No relatório, a CIDH faz um apelo ao Estado salvadorenho para restabelecer os direitos suspensos e adotar medidas para abordar as causas e consequências da criminalidade, bem como sua prevenção, controle e resposta, a partir de uma perspectiva integral e intersetorial. Tudo isso no contexto de uma política de segurança pública avaliada a partir da perspectiva do respeito e garantia dos direitos humanos, com maior participação da cidadania e prestação de contas.
Além disso, insta o Estado a restabelecer os direitos e garantias suspensos pelos decretos legislativos do regime de exceção, reafirmando que esse mecanismo excepcional não pode se tornar parte de sua política permanente de segurança pública.
A Comissão destaca a obrigação do Estado de investigar crimes que consistem em violações aos direitos humanos, buscando efetivamente a verdade sobre o ocorrido, bem como julgar e punir os responsáveis, sublinhando a relevância das instâncias de administração de justiça para assegurar os direitos das vítimas.
A Comissão emite 22 recomendações ao Estado de El Salvador visando fortalecer a garantia dos direitos humanos de sua população.
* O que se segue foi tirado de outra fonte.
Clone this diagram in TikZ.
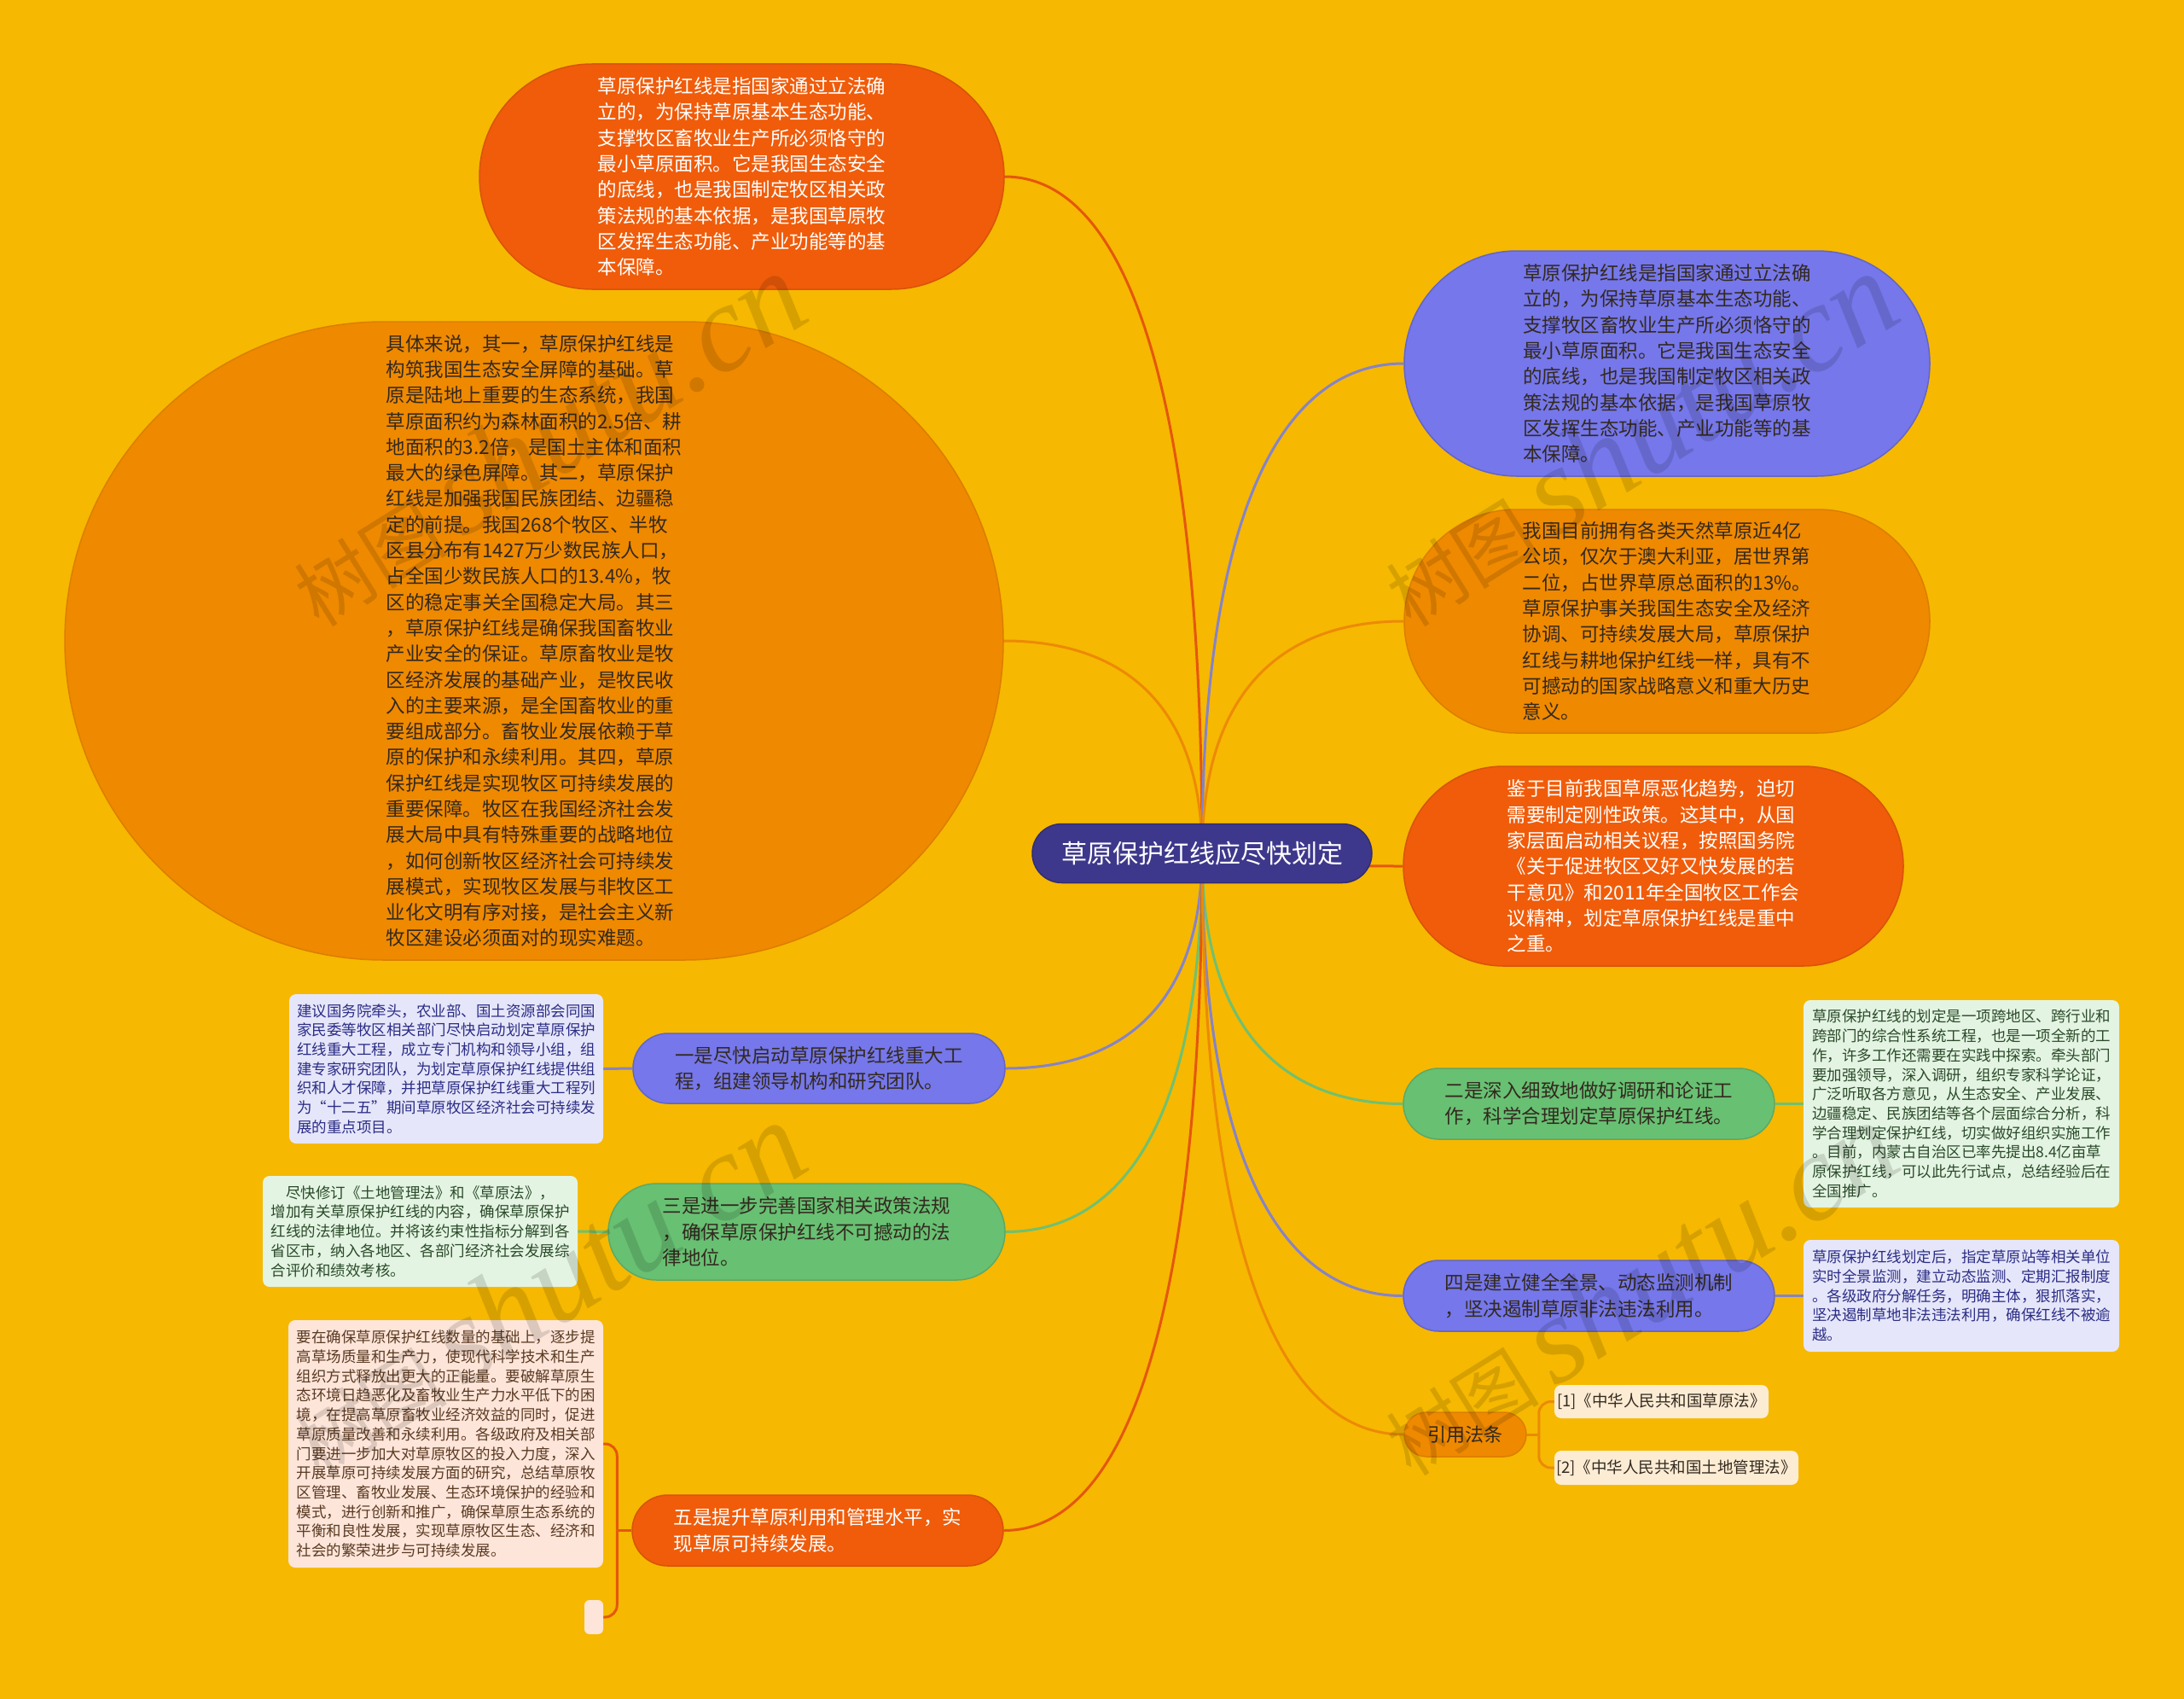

A CIDH ressalta a importância de desenvolver uma institucionalidade adequada para proporcionar a devida atenção às vítimas de crimes, estabelecendo isso como um dos pilares de suas ações na área de segurança pública.
Finalmente, a CIDH se coloca à disposição do Estado para brindar assistência técnica em conformidade con seu mandato.
A CIDH é um órgão principal e autônomo da Organização dos Estados Americanos (OEA), cujo mandato deriva da Carta da OEA e da Convenção Americana de Direitos Humanos. A Comissão Interamericana está mandatada para promover a observância dos direitos humanos na região e atuar como órgão consultivo da OEA sobre o assunto. A CIDH é composta por sete membros independentes, eleitos pela Assembleia Geral da OEA em caráter pessoal, e não representam seus países de origem ou residência.